Havia mais: as festas e romarias, se ele “mandasse”, deviam ser proibidas! Sim, proibidas! Eram simplesmente “um disparate” que “fazia muito mal ao povo”, dando-lhes a falsa ideia de um Deus caricatural, afastava os fieis da verdade da fé. Os Santos Populares, então, eram muito difíceis para ele de aceitar: das marchas às sardinhas. Ficavam esquecidas, apagadas, a verdadeira figura de Pedro, o primeiro Papa, de João Baptista, o grande percursor de Jesus Cristo, e Santo António, o primeiro santo da ordem franciscana e Doutor da Igreja. Três homens sem nada a ver com bailaricos e bebedeiras ou festanças fúteis.
Para os católicos, homens como o padre Dâmaso, que dão um testemunho de humildade, e fé, que arrastam pelo exemplo e pela palavra e são capazes de nos mover a nós, aproximando o nosso coração de Cristo, são designados por ‘Santos’. Mesmo sem processo de beatificação ou de canonização, mesmo sem nenhum milagre relatado ou provado, e mesmo que tais processos nunca venham a ocorrer, arrisco-me a dizer que conheci um, o Padre Dâmaso Lambers. O padre que me mostrou como o encontro com Jesus é fantástico e a missa pode ser ainda “mais fantástica” e nós todos, sem exceção, detidos numa cadeia ou livres, mas igualmente pecadores somos alvo do mesmo amor do Pai e, por isso, temos “obrigação de ser felizes”.
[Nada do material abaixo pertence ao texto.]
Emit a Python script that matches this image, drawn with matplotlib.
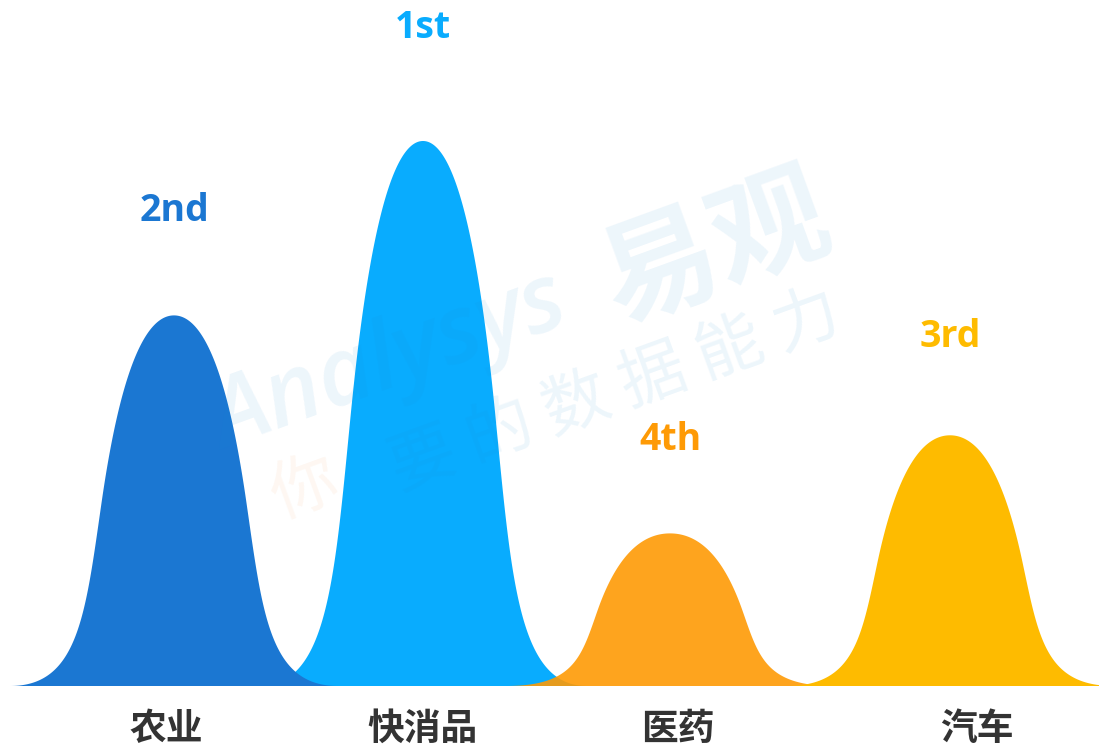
import numpy as np
import matplotlib
matplotlib.use("Agg")
import matplotlib.pyplot as plt

plt.rcParams['font.family'] = ['Noto Sans CJK SC', 'DejaVu Sans']

# 数据
categories = ['农业', '快消品', '医药', '汽车']
values = [68, 100, 28, 46]
ranks = ['2nd', '1st', '4th', '3rd']
colors = ['#1b77d2', '#09acfe', '#fe9a05', '#febb00']
alphas = [1.0, 1.0, 0.9, 1.0]
draw_order = [1, 0, 2, 3]   # 快消品在最底层

# 布局 (x 轴单位与画布像素一致)
peak_x = [174, 423, 670, 950]
label_x = [166, 422, 678, 977]
bell_width = 328


def bezier(p0, p1, p2, p3, n=200):
    t = np.linspace(0, 1, n)[:, None]
    p0, p1, p2, p3 = map(np.array, (p0, p1, p2, p3))
    return ((1 - t) ** 3) * p0 + 3 * t * (1 - t) ** 2 * p1 + 3 * t ** 2 * (1 - t) * p2 + t ** 3 * p3


# 半边钟形轮廓 (r: 0=中心, 1=底边端点; v: 0~1 高度)
seg1 = bezier((1.0, 0.0), (0.58, 0.0), (0.54, 0.195), (0.44, 0.5))
seg2 = bezier((0.44, 0.5), (0.34, 0.805), (0.2, 1.0), (0.0, 1.0))
half = np.vstack([seg1, seg2[1:]])          # 从右端到顶点
r_right, v_right = half[:, 0], half[:, 1]
r_all = np.concatenate([-r_right, r_right[::-1]])
v_all = np.concatenate([v_right, v_right[::-1]])

fig = plt.figure(figsize=(10.99, 7.51), dpi=100)
ax = fig.add_axes([0, 65 / 751, 1, 686 / 751])
ax.set_xlim(0, 1099)
ax.set_ylim(0, 686 / 5.45)
ax.axis('off')

for i in draw_order:
    xs = peak_x[i] + r_all * bell_width / 2
    ys = values[i] * v_all
    ax.fill(xs, ys, color=colors[i], alpha=alphas[i], lw=0, zorder=2 + draw_order.index(i))
    ax.text(peak_x[i], values[i] + 15.7 + 0.05 * values[i], ranks[i], color=colors[i],
            fontsize=27, fontweight='bold', family=['Open Sans', 'DejaVu Sans'],
            ha='center', va='center', zorder=10)
    ax.text(label_x[i], -7.9, categories[i], color='#333333', fontsize=26.5,
            fontweight='bold', ha='center', va='center', clip_on=False, zorder=10)

# 水印
wm = '#1a8ad4'
fig.text(0.355, 0.515, 'Analysys', color=wm, alpha=0.08, fontsize=68,
         fontstyle='italic', fontweight='semibold', family=['Open Sans', 'DejaVu Sans'],
         rotation=20, ha='center', va='center', zorder=20)
fig.text(0.651, 0.667, '易观', color=wm, alpha=0.08, fontsize=84,
         fontweight='bold', rotation=20, ha='center', va='center', zorder=20)
fig.text(0.278, 0.348, '你', color='#f08a3c', alpha=0.07, fontsize=48,
         fontweight='light', rotation=20, ha='center', va='center', zorder=20)
fig.text(0.560, 0.478, '要 的 数 据 能 力', color=wm, alpha=0.08, fontsize=48,
         fontweight='light', rotation=20, ha='center', va='center', zorder=20)

fig.savefig('out.png', dpi=100, facecolor='white')
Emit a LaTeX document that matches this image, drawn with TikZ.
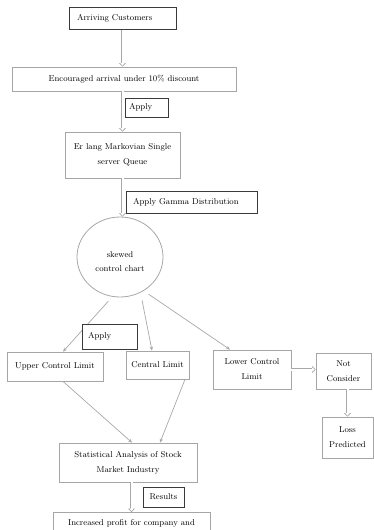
\documentclass[tikz,border=0pt]{standalone}
\usepackage{tikz}
\usetikzlibrary{positioning,arrows.meta,shapes.geometric}
\definecolor{boxborder}{HTML}{A6A6A6}
\definecolor{tagborder}{HTML}{3A3A3A}
\definecolor{linkcolor}{HTML}{A8A8A8}
\newcommand{\chartfont}{\fontsize{8.5}{15}\selectfont}
\tikzset{
    box/.style={
        rectangle,
        draw=boxborder,
        fill=white,
        line width=0.8pt,
        align=center,
        inner sep=0pt,
        font=\chartfont,
    },
    tag/.style={
        rectangle,
        draw=tagborder,
        fill=white,
        line width=1pt,
        align=left,
        inner ysep=0pt,
        font=\chartfont,
    },
    chartnode/.style={
        ellipse,
        draw=boxborder,
        line width=0.8pt,
        minimum width=86pt,
        minimum height=80pt,
        align=center,
        inner sep=0pt,
        text height=29pt,
        font=\fontsize{8.5}{14}\selectfont,
    },
    link/.style={
        -{Stealth[length=4pt,width=3.5pt]},
        draw=linkcolor,
        line width=0.7pt,
    },
    hollow/.style={
        -{Triangle[length=3.5pt,width=7pt]},
        draw=linkcolor,
        line width=3.6pt,
        postaction={
            draw=white,
            line width=2pt,
            -{Triangle[length=2.4pt,width=4pt]},
            shorten >=1pt,
        },
    },
}

\begin{document}
\begin{tikzpicture}[x=1pt,y=-1pt]
    \clip (0,0) rectangle (374,530);

    % Main column
    \node[tag, minimum height=22pt, inner xsep=8pt, text width=91pt] (arrive) at (122.5,18) {Arriving Customers};
    \node[box, minimum width=224pt, minimum height=24pt] (encour) at (124,79) {Encouraged arrival under 10\% discount};
    \node[box, minimum width=115pt, minimum height=46pt] (erlang) at (122.5,155) {Er lang Markovian Single\\server Queue};
    \node[chartnode] (chart) at (120,257) {skewed\\control chart};

    % Control limits
    \node[box, minimum width=96pt, minimum height=29pt] (ucl) at (55,366.5) {Upper Control Limit};
    \node[box, minimum width=63pt, minimum height=28pt] (cl) at (157.5,365) {Central Limit};
    \node[box, minimum width=78pt, minimum height=39pt] (lcl) at (252,369.5) {Lower Control\\Limit};
    \node[box, minimum width=55pt, minimum height=36pt] (notc) at (343.5,371) {Not\\Consider};
    \node[box, minimum width=51pt, minimum height=41pt] (loss) at (347.5,437.5) {Loss\\Predicted};

    % Analysis
    \node[box, minimum width=138pt, minimum height=39pt] (stat) at (128,462.5) {Statistical Analysis of Stock\\Market Industry};
    \node[box, anchor=north, minimum width=157pt, text height=13pt, text depth=30pt] (profit) at (131.5,512) {Increased profit for company and};

    % Hollow arrows
    \draw[hollow] (arrive.south) -- (arrive.south |- encour.north);
    \draw[hollow] (erlang.north |- encour.south) -- (erlang.north);
    \draw[hollow] (erlang.south) -- (erlang.south |- chart.north);
    \draw[hollow] (lcl.east) -- (lcl.east -| notc.west);
    \draw[hollow] (loss.north |- notc.south) -- (loss.north);
    \draw[hollow] (profit.north |- stat.south) -- (profit.north);

    % Chart to limits
    \draw[link, shorten <=6pt] (chart.-101) -- ([xshift=8pt]ucl.north);
    \draw[link, shorten <=8pt] (chart.-60) -- ([xshift=-5.5pt]cl.north);
    \draw[link, shorten <=6pt] (chart.-55) -- ([xshift=-22pt]lcl.north);

    % Limits to analysis
    \draw[link] ([xshift=8pt]ucl.south) -- ([xshift=4pt]stat.north);
    \draw[link] ([xshift=27.5pt]cl.south) -- ([xshift=32pt]stat.north);

    % Step labels
    \node[tag, minimum height=19pt, inner xsep=4pt, text width=35pt] (apply1) at (146.5,107.5) {Apply};
    \node[tag, minimum height=22pt, inner xsep=7pt, text width=117pt] (gamma) at (191.5,202) {Apply Gamma Distribution};
    \node[tag, minimum height=25pt, inner xsep=6pt, text width=43pt] (apply2) at (109.5,336.5) {Apply};
    \node[tag, minimum height=20pt, inner xsep=5pt, text width=31pt, align=center] (results) at (163.5,497) {Results};

\end{tikzpicture}
\end{document}
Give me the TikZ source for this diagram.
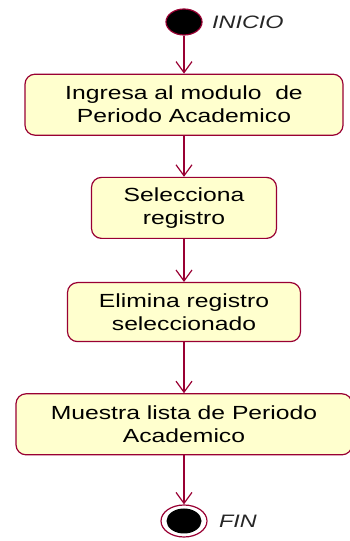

O Padre Lambers que não gostava de pedir nada para não incomodar ninguém, nem mesmo a Deus porque só via razões para lhe dar graças, partiu com uma série de pedidos de todos nós … para apresentar a “despacho” ao Pai do Céu. Fá-lo-á certamente a contragosto e por puro Amor. Foi esse o segredo e o motor da sua vida.